▶ **WHAT NEEDS TO BE DONE**
Find the word "chart" in the material below and gather every line that contains it.
····················
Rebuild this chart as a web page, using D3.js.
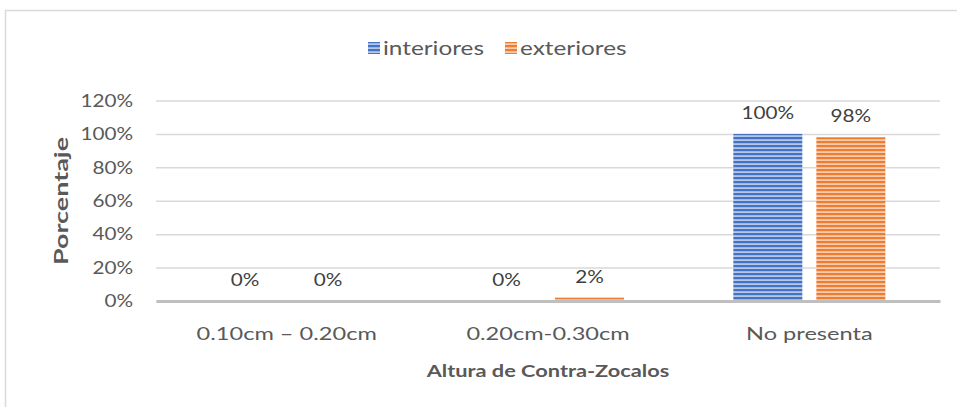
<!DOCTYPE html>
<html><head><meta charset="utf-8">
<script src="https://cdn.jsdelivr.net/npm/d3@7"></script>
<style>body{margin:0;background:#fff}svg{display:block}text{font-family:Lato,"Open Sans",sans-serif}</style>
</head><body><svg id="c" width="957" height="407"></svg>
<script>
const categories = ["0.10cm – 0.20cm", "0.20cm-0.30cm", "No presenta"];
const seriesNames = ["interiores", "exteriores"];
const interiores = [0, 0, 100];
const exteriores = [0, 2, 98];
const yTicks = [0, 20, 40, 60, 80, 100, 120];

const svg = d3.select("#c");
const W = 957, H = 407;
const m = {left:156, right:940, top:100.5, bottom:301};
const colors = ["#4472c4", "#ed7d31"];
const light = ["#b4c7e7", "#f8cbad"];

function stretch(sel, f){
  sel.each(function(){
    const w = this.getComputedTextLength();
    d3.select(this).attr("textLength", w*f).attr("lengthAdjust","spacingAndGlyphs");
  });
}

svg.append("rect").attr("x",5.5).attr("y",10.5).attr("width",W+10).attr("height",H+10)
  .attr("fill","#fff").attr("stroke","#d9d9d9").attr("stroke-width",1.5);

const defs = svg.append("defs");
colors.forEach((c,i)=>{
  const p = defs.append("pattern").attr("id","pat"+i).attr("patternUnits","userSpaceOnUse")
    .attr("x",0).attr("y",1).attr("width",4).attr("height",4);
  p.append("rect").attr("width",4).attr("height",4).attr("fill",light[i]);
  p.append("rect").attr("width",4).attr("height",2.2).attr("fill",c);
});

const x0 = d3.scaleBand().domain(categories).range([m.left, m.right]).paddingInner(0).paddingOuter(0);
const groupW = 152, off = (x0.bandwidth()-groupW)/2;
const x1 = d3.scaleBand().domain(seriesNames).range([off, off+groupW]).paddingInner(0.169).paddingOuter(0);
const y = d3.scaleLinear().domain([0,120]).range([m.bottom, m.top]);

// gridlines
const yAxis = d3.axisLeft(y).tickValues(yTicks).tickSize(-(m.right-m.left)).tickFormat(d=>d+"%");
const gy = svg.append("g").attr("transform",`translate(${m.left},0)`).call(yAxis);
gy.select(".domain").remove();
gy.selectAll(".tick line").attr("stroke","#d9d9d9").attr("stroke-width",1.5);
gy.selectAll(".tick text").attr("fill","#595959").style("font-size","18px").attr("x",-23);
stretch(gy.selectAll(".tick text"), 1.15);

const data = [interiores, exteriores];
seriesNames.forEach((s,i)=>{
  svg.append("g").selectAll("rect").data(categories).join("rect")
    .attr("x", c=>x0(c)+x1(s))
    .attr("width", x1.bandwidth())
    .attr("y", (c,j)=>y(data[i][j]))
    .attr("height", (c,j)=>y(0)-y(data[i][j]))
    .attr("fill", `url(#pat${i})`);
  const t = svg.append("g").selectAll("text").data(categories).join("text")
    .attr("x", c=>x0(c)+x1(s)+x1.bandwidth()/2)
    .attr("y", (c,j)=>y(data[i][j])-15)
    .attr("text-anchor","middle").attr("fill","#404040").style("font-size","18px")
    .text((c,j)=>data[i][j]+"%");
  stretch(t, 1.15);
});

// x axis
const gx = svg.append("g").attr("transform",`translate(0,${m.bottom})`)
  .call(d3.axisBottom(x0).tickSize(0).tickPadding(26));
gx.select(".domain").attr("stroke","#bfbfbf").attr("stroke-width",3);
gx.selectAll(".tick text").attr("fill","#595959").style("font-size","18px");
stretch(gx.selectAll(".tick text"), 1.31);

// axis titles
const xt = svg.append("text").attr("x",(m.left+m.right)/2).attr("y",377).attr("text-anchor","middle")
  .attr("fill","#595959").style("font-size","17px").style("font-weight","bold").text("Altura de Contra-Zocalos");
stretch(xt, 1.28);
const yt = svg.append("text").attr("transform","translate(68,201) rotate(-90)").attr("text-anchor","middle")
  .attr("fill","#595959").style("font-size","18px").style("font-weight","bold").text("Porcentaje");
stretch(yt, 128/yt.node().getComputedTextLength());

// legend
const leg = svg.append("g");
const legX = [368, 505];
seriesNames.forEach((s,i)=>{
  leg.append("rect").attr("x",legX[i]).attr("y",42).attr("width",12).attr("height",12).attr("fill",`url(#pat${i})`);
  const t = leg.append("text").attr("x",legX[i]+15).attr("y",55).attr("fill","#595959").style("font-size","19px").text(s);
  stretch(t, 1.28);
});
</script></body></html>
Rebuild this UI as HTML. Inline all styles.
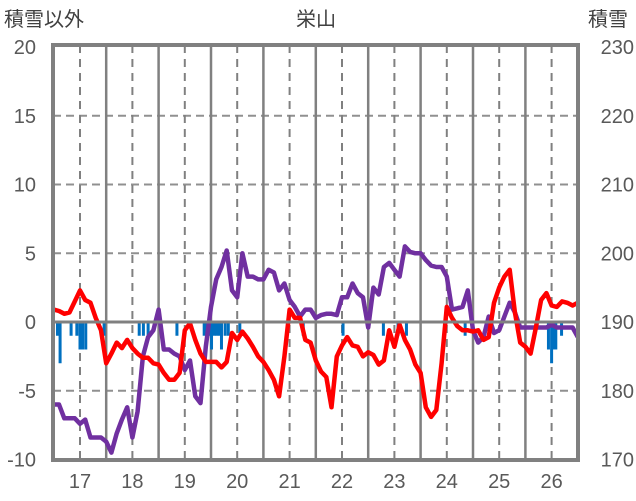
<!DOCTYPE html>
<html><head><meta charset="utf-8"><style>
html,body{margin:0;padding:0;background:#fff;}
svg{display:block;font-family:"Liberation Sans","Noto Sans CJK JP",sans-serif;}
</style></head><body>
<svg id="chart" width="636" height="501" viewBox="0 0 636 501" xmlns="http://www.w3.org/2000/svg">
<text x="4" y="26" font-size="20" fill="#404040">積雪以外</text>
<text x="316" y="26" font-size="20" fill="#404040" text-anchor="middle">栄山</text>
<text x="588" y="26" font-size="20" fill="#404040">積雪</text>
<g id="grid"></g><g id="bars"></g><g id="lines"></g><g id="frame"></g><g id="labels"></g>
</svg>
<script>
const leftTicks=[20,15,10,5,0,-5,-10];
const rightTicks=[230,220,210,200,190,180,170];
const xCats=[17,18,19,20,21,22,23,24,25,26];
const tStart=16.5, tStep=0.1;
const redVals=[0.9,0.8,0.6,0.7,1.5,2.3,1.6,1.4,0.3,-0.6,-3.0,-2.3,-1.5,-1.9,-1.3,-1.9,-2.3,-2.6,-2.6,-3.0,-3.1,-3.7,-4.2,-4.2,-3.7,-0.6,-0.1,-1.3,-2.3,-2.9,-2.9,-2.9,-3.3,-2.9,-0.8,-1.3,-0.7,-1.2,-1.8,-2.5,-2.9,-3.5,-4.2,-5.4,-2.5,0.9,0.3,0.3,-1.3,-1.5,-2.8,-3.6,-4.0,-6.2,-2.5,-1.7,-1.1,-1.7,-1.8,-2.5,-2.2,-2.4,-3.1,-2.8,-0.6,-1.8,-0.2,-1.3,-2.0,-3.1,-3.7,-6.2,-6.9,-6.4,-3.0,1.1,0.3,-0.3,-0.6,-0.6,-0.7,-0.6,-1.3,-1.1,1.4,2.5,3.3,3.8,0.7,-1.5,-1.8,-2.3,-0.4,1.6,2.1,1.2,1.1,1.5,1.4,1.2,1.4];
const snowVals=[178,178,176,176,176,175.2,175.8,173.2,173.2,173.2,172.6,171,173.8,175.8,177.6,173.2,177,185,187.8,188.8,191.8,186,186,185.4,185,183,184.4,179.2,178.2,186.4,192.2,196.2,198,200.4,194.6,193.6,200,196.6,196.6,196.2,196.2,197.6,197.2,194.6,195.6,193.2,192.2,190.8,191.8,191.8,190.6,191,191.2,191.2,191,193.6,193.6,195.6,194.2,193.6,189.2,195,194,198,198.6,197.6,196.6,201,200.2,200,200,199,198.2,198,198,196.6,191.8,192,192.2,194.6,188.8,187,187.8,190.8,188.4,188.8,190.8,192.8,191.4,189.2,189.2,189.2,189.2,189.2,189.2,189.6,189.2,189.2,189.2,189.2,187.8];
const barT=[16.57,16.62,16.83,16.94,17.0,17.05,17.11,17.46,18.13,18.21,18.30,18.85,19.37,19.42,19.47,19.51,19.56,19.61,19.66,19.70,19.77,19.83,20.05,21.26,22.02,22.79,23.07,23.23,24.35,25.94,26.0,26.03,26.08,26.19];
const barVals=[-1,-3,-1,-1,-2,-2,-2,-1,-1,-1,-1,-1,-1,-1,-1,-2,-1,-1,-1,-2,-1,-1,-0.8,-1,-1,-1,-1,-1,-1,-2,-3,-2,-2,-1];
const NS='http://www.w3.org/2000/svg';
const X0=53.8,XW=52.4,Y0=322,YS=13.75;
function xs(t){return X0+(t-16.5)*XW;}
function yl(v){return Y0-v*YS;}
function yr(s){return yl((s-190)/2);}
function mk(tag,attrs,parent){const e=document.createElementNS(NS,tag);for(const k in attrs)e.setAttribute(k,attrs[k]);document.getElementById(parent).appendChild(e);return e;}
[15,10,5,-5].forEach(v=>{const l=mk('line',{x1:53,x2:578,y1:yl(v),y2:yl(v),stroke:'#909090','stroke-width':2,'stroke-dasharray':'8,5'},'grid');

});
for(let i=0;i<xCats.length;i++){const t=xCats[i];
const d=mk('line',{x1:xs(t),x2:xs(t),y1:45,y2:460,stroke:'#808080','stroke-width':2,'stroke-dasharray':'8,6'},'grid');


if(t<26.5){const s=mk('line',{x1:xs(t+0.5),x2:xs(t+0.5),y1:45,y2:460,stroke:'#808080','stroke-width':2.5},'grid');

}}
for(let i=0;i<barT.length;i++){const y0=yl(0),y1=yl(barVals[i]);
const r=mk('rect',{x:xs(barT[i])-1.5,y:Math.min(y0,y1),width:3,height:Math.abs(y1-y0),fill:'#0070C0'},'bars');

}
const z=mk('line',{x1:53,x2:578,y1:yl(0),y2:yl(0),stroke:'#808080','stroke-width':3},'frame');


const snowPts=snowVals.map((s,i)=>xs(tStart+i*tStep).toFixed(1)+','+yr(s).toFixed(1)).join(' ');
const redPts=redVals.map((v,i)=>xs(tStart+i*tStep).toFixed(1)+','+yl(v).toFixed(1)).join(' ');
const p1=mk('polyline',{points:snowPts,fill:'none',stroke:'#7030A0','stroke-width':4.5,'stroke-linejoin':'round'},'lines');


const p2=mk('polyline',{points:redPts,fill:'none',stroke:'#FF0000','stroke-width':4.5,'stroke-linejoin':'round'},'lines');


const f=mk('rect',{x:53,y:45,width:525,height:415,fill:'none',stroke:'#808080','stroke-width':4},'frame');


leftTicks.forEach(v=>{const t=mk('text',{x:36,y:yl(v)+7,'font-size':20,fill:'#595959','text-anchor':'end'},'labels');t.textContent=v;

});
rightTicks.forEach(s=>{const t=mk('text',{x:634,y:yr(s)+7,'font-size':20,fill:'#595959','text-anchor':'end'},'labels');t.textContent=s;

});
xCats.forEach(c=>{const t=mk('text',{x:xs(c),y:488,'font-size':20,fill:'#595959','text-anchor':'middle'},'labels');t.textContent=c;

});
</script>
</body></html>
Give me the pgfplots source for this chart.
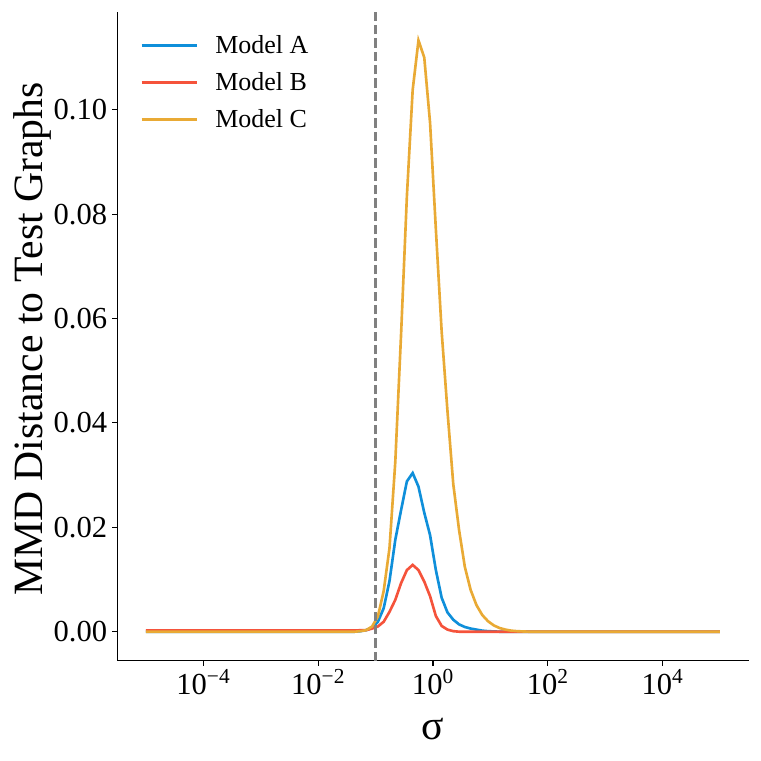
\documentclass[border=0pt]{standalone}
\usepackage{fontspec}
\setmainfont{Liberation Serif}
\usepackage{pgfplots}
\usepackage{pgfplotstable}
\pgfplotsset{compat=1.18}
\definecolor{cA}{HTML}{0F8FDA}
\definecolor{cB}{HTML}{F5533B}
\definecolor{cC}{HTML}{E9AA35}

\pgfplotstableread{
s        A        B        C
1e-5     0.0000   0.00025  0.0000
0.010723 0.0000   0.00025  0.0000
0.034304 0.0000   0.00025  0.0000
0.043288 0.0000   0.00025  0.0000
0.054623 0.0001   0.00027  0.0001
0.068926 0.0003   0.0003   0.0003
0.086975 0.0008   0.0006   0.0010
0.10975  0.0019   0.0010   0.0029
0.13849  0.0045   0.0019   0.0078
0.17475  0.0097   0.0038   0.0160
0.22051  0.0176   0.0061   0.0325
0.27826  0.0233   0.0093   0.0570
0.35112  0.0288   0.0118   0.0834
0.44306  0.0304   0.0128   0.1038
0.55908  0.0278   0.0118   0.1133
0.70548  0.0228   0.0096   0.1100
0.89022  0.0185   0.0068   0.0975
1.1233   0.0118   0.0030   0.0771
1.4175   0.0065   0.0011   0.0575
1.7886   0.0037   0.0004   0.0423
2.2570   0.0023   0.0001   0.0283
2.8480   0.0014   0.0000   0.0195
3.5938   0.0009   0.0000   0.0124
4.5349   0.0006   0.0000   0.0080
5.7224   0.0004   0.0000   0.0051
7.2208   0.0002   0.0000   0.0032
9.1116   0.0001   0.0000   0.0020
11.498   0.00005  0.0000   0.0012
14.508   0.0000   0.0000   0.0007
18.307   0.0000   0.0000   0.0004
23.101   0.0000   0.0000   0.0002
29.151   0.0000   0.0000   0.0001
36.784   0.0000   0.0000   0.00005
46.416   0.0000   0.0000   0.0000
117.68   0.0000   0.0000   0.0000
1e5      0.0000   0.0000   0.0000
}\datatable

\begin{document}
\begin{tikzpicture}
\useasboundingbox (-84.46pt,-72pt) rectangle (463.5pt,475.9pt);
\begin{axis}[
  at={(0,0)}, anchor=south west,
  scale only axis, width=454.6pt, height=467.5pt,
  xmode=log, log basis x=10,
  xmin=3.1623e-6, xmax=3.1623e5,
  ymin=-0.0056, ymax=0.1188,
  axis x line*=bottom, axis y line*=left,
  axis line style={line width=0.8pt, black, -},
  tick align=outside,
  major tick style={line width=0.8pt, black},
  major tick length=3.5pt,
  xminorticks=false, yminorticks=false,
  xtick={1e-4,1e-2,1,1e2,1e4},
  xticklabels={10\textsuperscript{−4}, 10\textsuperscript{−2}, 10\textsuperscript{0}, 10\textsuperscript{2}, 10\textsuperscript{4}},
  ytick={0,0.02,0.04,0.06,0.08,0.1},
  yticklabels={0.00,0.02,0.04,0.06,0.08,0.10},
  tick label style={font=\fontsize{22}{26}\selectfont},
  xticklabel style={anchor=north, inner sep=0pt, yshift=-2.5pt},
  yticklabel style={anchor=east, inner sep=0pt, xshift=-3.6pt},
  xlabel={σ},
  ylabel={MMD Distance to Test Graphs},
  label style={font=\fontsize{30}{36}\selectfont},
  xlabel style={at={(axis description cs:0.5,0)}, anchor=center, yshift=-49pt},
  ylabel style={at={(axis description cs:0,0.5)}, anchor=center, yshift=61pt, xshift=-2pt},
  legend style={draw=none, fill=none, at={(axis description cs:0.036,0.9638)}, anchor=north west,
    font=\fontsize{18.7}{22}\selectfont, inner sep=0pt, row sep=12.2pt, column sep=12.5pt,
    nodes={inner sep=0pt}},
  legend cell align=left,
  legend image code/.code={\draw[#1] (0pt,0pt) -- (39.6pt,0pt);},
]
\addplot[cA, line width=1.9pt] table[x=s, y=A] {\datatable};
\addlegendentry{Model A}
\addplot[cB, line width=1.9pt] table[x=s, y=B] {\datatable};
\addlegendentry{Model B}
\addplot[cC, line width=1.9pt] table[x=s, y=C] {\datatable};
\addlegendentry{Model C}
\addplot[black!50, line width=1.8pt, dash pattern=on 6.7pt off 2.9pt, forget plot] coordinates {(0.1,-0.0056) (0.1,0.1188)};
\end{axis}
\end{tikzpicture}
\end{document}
····················
▶ **EXPECTED OUTPUT**
Rebuild this chart as a web page, using D3.js.
<svg id="chart" width="636" height="501" viewBox="0 0 636 501" xmlns="http://www.w3.org/2000/svg">
Give me the pgfplots source for this chart.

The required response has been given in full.